┌─ Source records

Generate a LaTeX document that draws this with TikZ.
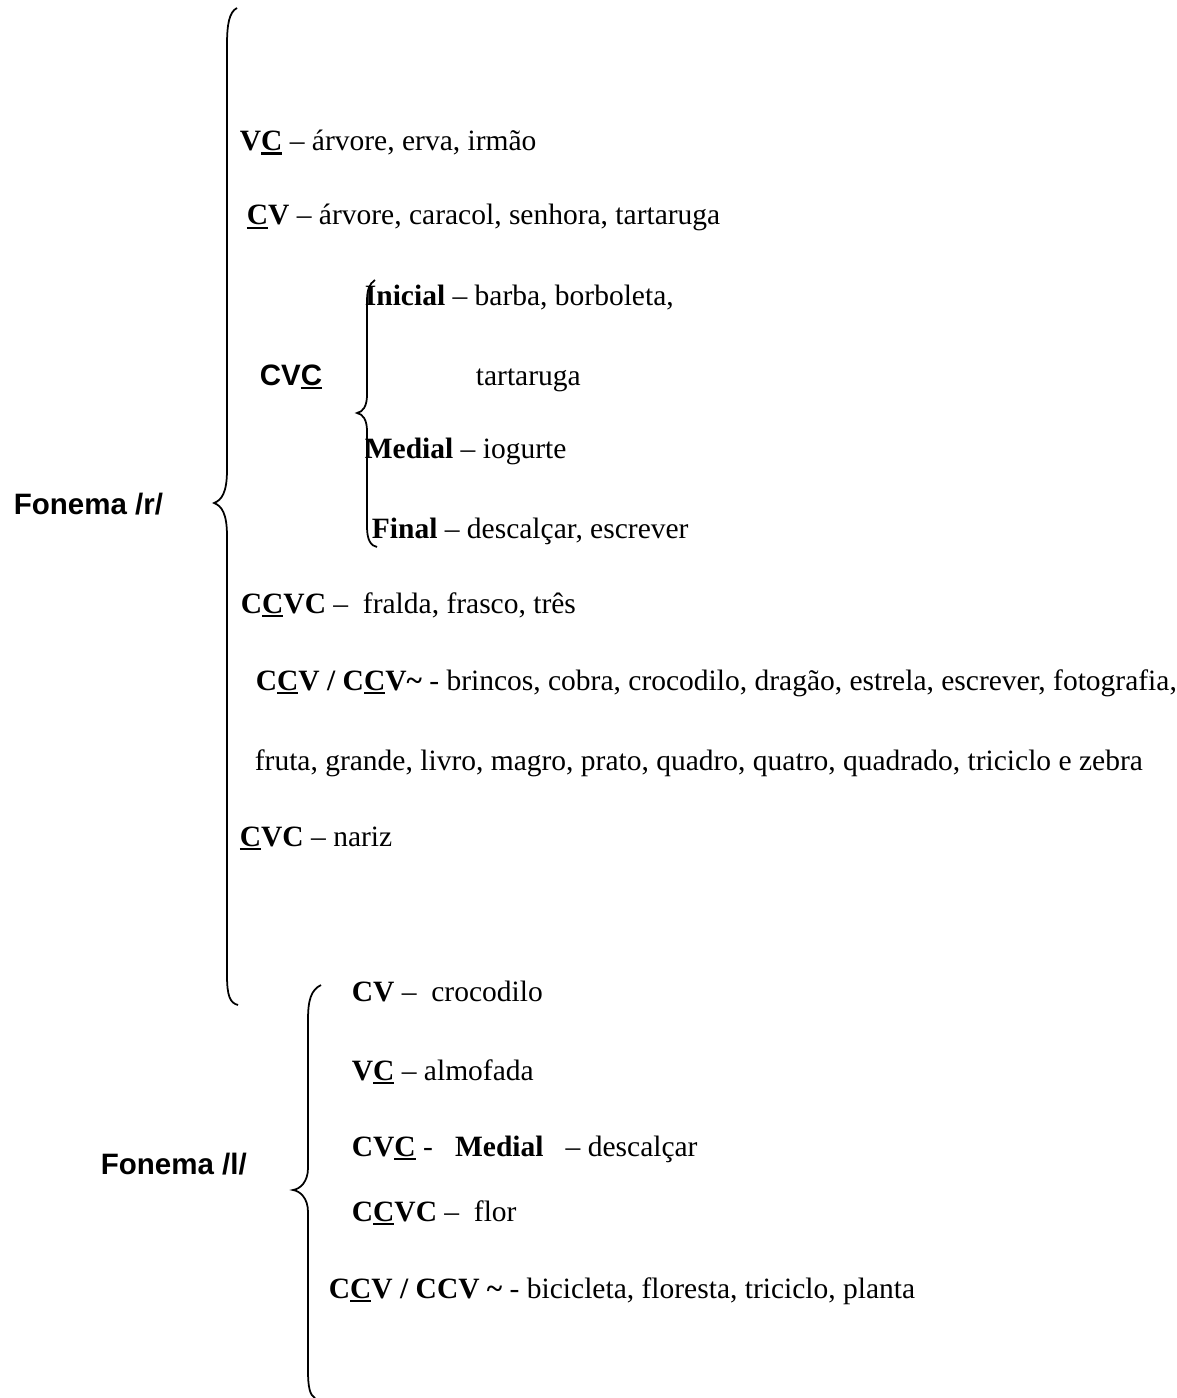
\documentclass[tikz,border=0pt]{standalone}
\usepackage{fontspec}
\setmainfont{Liberation Serif}
\setsansfont{Liberation Sans}
\newcommand{\ulC}{{\setbox0\hbox{C}\rlap{\rule[-1.7pt]{\wd0}{1.1pt}}C}}

\begin{document}
\begin{tikzpicture}[x=0.4pt,y=-0.4pt,line width=0.7pt,
    every node/.style={font=\fontsize{11.8}{14}\selectfont,inner sep=0pt,anchor=base west},
    head/.style={font=\fontsize{11.8}{14}\selectfont\sffamily\bfseries}]
  \useasboundingbox (0,0) rectangle (1176,1398);
  % braces
  \draw (237,8) .. controls (229,12) and (227,25) .. (227,45) -- (227,470)
    .. controls (227,492) and (222,500) .. (214,503) .. controls (222,506) and (227,514) .. (227,536)
    -- (227,975) .. controls (227,996) and (230,1003) .. (238,1005);
  \draw (375,280) .. controls (369,284) and (367,290) .. (367,302) -- (367,395)
    .. controls (367,406) and (363,412) .. (357,413) .. controls (363,414) and (367,420) .. (367,431)
    -- (367,527) .. controls (367,540) and (371,546) .. (377,547);
  \draw (321,985) .. controls (311,990) and (308,1000) .. (308,1020) -- (308,1168)
    .. controls (308,1182) and (300,1189) .. (293,1190) .. controls (300,1191) and (308,1198) .. (308,1212)
    -- (308,1370) .. controls (308,1388) and (310,1395) .. (315,1398);
  % Fonema /r/
  \node[head] (fr) at (13,514) {Fonema /r/};
  \node (r1) at (239,151) {\textbf{V\ulC} – árvore, erva, irmão};
  \node (r2) at (246,225) {\textbf{\ulC V} – árvore, caracol, senhora, tartaruga};
  \node[head] (cvc) at (259,385) {CV\ulC};
  \node (r3) at (364,305) {\textbf{Inicial} – barba, borboleta,};
  \node (r4) at (475,385) {tartaruga};
  \node (r5) at (364,458) {\textbf{Medial} – iogurte};
  \node (r6) at (371,538) {\textbf{Final} – descalçar, escrever};
  \node (r7) at (240,613) {\textbf{C\ulC VC} –\ \ fralda, frasco, três};
  \node (r8) at (255,690) {\textbf{C\ulC V / C\ulC V\textasciitilde} - brincos, cobra, crocodilo, dragão, estrela, escrever, fotografia,};
  \node (r9) at (254,770) {fruta, grande, livro, magro, prato, quadro, quatro, quadrado, triciclo e zebra};
  \node (r10) at (239,846) {\textbf{\ulC VC} – nariz};
  % Fonema /l/
  \node[head] (fl) at (100,1174) {Fonema /l/};
  \node (l1) at (351,1001) {\textbf{CV} –\ \ crocodilo};
  \node (l2) at (351,1080) {\textbf{V\ulC} – almofada};
  \node (l3) at (351,1156) {\textbf{CV\ulC} -\ \ \ \textbf{Medial}\ \ \ – descalçar};
  \node (l4) at (351,1221) {\textbf{C\ulC VC} –\ \ flor};
  \node (l5) at (328,1298) {\textbf{C\ulC V / CCV \textasciitilde} - bicicleta, floresta, triciclo, planta};
\end{tikzpicture}
\end{document}
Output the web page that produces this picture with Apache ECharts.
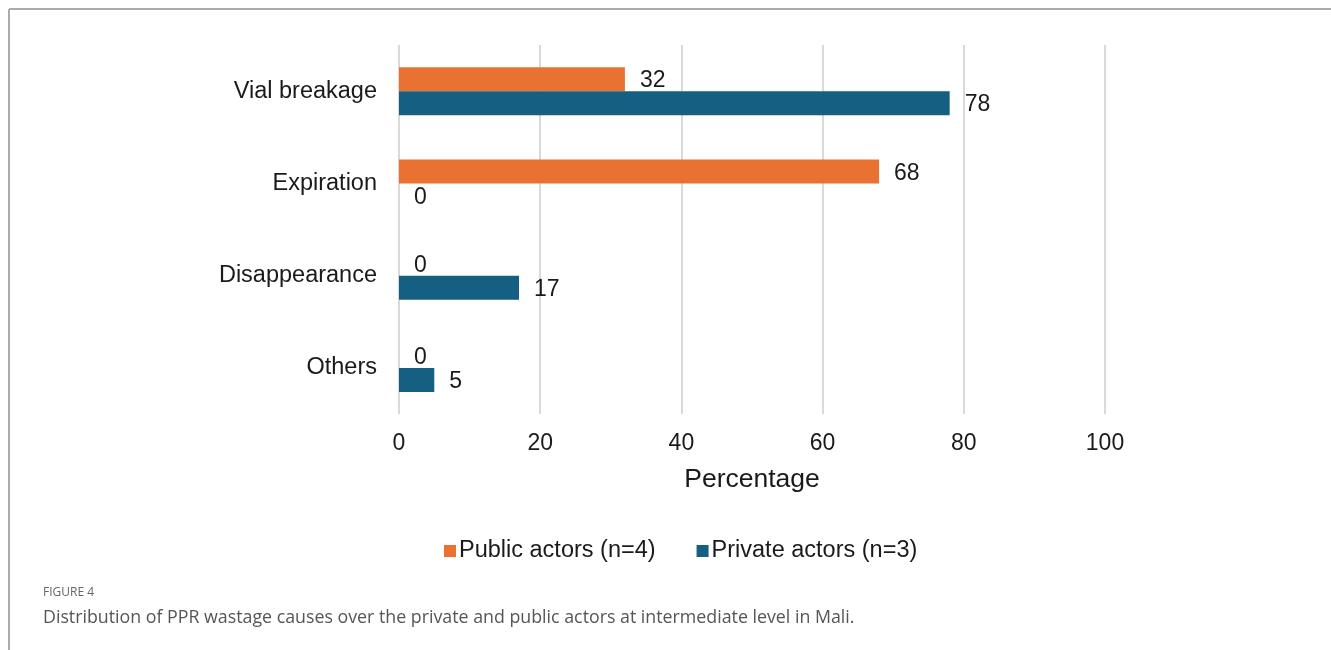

└─

* _Direction_
Pictures in the records must not appear in the copy; transcribe everything else precisely.

* _Complete answer_
Generate a LaTeX document that draws this with TikZ.
\documentclass[tikz,border=0pt]{standalone}
\usepackage{fontspec}
\setmainfont{Liberation Serif}
\setsansfont{Liberation Sans}
\newcommand{\ulC}{{\setbox0\hbox{C}\rlap{\rule[-1.7pt]{\wd0}{1.1pt}}C}}

\begin{document}
\begin{tikzpicture}[x=0.4pt,y=-0.4pt,line width=0.7pt,
    every node/.style={font=\fontsize{11.8}{14}\selectfont,inner sep=0pt,anchor=base west},
    head/.style={font=\fontsize{11.8}{14}\selectfont\sffamily\bfseries}]
  \useasboundingbox (0,0) rectangle (1176,1398);
  % braces
  \draw (237,8) .. controls (229,12) and (227,25) .. (227,45) -- (227,470)
    .. controls (227,492) and (222,500) .. (214,503) .. controls (222,506) and (227,514) .. (227,536)
    -- (227,975) .. controls (227,996) and (230,1003) .. (238,1005);
  \draw (375,280) .. controls (369,284) and (367,290) .. (367,302) -- (367,395)
    .. controls (367,406) and (363,412) .. (357,413) .. controls (363,414) and (367,420) .. (367,431)
    -- (367,527) .. controls (367,540) and (371,546) .. (377,547);
  \draw (321,985) .. controls (311,990) and (308,1000) .. (308,1020) -- (308,1168)
    .. controls (308,1182) and (300,1189) .. (293,1190) .. controls (300,1191) and (308,1198) .. (308,1212)
    -- (308,1370) .. controls (308,1388) and (310,1395) .. (315,1398);
  % Fonema /r/
  \node[head] (fr) at (13,514) {Fonema /r/};
  \node (r1) at (239,151) {\textbf{V\ulC} – árvore, erva, irmão};
  \node (r2) at (246,225) {\textbf{\ulC V} – árvore, caracol, senhora, tartaruga};
  \node[head] (cvc) at (259,385) {CV\ulC};
  \node (r3) at (364,305) {\textbf{Inicial} – barba, borboleta,};
  \node (r4) at (475,385) {tartaruga};
  \node (r5) at (364,458) {\textbf{Medial} – iogurte};
  \node (r6) at (371,538) {\textbf{Final} – descalçar, escrever};
  \node (r7) at (240,613) {\textbf{C\ulC VC} –\ \ fralda, frasco, três};
  \node (r8) at (255,690) {\textbf{C\ulC V / C\ulC V\textasciitilde} - brincos, cobra, crocodilo, dragão, estrela, escrever, fotografia,};
  \node (r9) at (254,770) {fruta, grande, livro, magro, prato, quadro, quatro, quadrado, triciclo e zebra};
  \node (r10) at (239,846) {\textbf{\ulC VC} – nariz};
  % Fonema /l/
  \node[head] (fl) at (100,1174) {Fonema /l/};
  \node (l1) at (351,1001) {\textbf{CV} –\ \ crocodilo};
  \node (l2) at (351,1080) {\textbf{V\ulC} – almofada};
  \node (l3) at (351,1156) {\textbf{CV\ulC} -\ \ \ \textbf{Medial}\ \ \ – descalçar};
  \node (l4) at (351,1221) {\textbf{C\ulC VC} –\ \ flor};
  \node (l5) at (328,1298) {\textbf{C\ulC V / CCV \textasciitilde} - bicicleta, floresta, triciclo, planta};
\end{tikzpicture}
\end{document}
Output the web page that produces this picture with Apache ECharts.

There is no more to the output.